=== COLLECTED MATERIAL ===

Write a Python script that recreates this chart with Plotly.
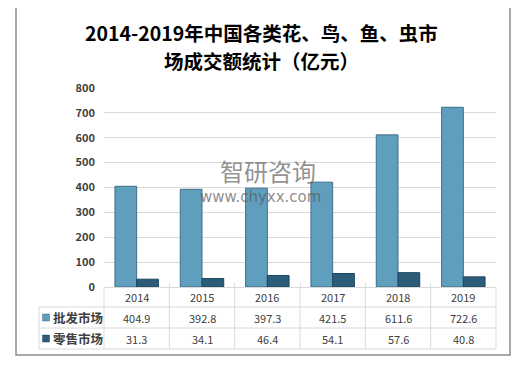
import plotly.graph_objects as go

years = ["2014", "2015", "2016", "2017", "2018", "2019"]
wholesale = [404.9, 392.8, 397.3, 421.5, 611.6, 722.6]
retail = [31.3, 34.1, 46.4, 54.1, 57.6, 40.8]
series_names = ["批发市场", "零售市场"]
title_lines = ["2014-2019年中国各类花、鸟、鱼、虫市", "场成交额统计（亿元）"]

# the page body has an 8px margin, so the figure is drawn 8px smaller and shifted
OFF = 8
FW, FH = 519 - OFF, 365 - OFF
# plot area in reference pixel coordinates
L, R, T, B = 104, 496, 88, 287
W, H = R - L, B - T


def px(x):
    return (x - L) / W


def py(y):
    return (B - y) / H


c_whole = "#5f9ebd"
c_whole_line = "#3f6f88"
c_retail = "#2d5c7a"
c_retail_line = "#1c465f"
grid = "#d9d9d9"
txt = "#404040"
font_cjk = "Noto Sans CJK SC"

fig = go.Figure()
fig.add_trace(go.Bar(x=years, y=wholesale, name=series_names[0],
                     marker=dict(color=c_whole, line=dict(color=c_whole_line, width=1))))
fig.add_trace(go.Bar(x=years, y=retail, name=series_names[1],
                     marker=dict(color=c_retail, line=dict(color=c_retail_line, width=1))))

shapes = []
# outer border
shapes.append(dict(type="rect", xref="paper", yref="paper",
                   x0=px(16), x1=px(510), y0=py(355), y1=py(6),
                   line=dict(color="#8c8c8c", width=1.5), layer="below"))
# table horizontal lines
for yy, x0 in [(307, 39), (328, 39), (349, 39)]:
    shapes.append(dict(type="line", xref="paper", yref="paper",
                       x0=px(x0), x1=px(R), y0=py(yy), y1=py(yy),
                       line=dict(color=grid, width=1)))
# table vertical lines
ncat = len(years)
for i in range(ncat + 1):
    xx = L + W * i / ncat
    shapes.append(dict(type="line", xref="paper", yref="paper",
                       x0=px(xx), x1=px(xx), y0=py(B), y1=py(349),
                       line=dict(color=grid, width=1)))
shapes.append(dict(type="line", xref="paper", yref="paper",
                   x0=px(39), x1=px(39), y0=py(307), y1=py(349),
                   line=dict(color=grid, width=1)))
# legend keys
for yc, col, lc in [(317.5, c_whole, c_whole_line), (338.5, c_retail, c_retail_line)]:
    shapes.append(dict(type="rect", xref="paper", yref="paper",
                       x0=px(42.5), x1=px(49.5), y0=py(yc + 3.5), y1=py(yc - 3.5),
                       fillcolor=col, line=dict(color=lc, width=0.5)))

annotations = []
# title, two lines
for line, yc in zip(title_lines, [32.5, 60.5]):
    annotations.append(dict(x=px(261), xref="paper", xanchor="center", y=py(yc), yref="paper",
                            yanchor="middle", text=line, showarrow=False,
                            font=dict(family=font_cjk, size=19.5, color="#000000", weight="bold")))

row_y = {"hdr": 297, "w": 317.5, "r": 338.5}
for i, yr in enumerate(years):
    for key, label in [("hdr", yr), ("w", f"{wholesale[i]:.1f}"), ("r", f"{retail[i]:.1f}")]:
        annotations.append(dict(x=i, xref="x", xanchor="center", y=py(row_y[key]), yref="paper",
                                yanchor="middle", text=label, showarrow=False,
                                font=dict(family=font_cjk, size=11, color=txt)))
for key, name in [("w", series_names[0]), ("r", series_names[1])]:
    annotations.append(dict(x=px(50.5), xref="paper", xanchor="left", y=py(row_y[key]), yref="paper",
                            yanchor="middle", text=name, showarrow=False,
                            font=dict(family=font_cjk, size=12.5, color=txt, weight="bold")))
# watermark
annotations.append(dict(x=px(218), xref="paper", xanchor="left", y=py(170), yref="paper",
                        yanchor="middle", text="智研咨询", showarrow=False,
                        font=dict(family=font_cjk, size=24, color="rgba(110,110,110,0.75)")))
annotations.append(dict(x=px(260), xref="paper", xanchor="center", y=py(197), yref="paper",
                        yanchor="middle", text="www.chyxx.com", showarrow=False,
                        font=dict(family="DejaVu Sans", size=15, color="rgba(90,90,90,0.7)")))

fig.update_layout(
    width=FW, height=FH,
    margin=dict(l=L - OFF, r=519 - R, t=T - OFF, b=365 - B),
    paper_bgcolor="white", plot_bgcolor="white",
    barmode="group", bargap=0.335, bargroupgap=0,
    showlegend=False,
    shapes=shapes, annotations=annotations,
    xaxis=dict(type="category", range=[-0.5, ncat - 0.5], showticklabels=False, showgrid=False,
               showline=True, linecolor=grid, linewidth=1,
               ticks="inside", tickson="boundaries", ticklen=4, tickcolor=grid),
    yaxis=dict(range=[0, 800], dtick=100, showgrid=True, gridcolor=grid, gridwidth=1,
               zeroline=False, showline=False, ticks="", ticklabelstandoff=8,
               tickfont=dict(family=font_cjk, size=11, color=txt, weight="bold")),
)

fig.write_html("out.html")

===

Starting at the top of the listing above, reproduce each line up to and including the one with "return (B - y) / H"; omit the pictures.

Write a Python script that recreates this chart with Plotly.
import plotly.graph_objects as go

years = ["2014", "2015", "2016", "2017", "2018", "2019"]
wholesale = [404.9, 392.8, 397.3, 421.5, 611.6, 722.6]
retail = [31.3, 34.1, 46.4, 54.1, 57.6, 40.8]
series_names = ["批发市场", "零售市场"]
title_lines = ["2014-2019年中国各类花、鸟、鱼、虫市", "场成交额统计（亿元）"]

# the page body has an 8px margin, so the figure is drawn 8px smaller and shifted
OFF = 8
FW, FH = 519 - OFF, 365 - OFF
# plot area in reference pixel coordinates
L, R, T, B = 104, 496, 88, 287
W, H = R - L, B - T


def px(x):
    return (x - L) / W


def py(y):
    return (B - y) / H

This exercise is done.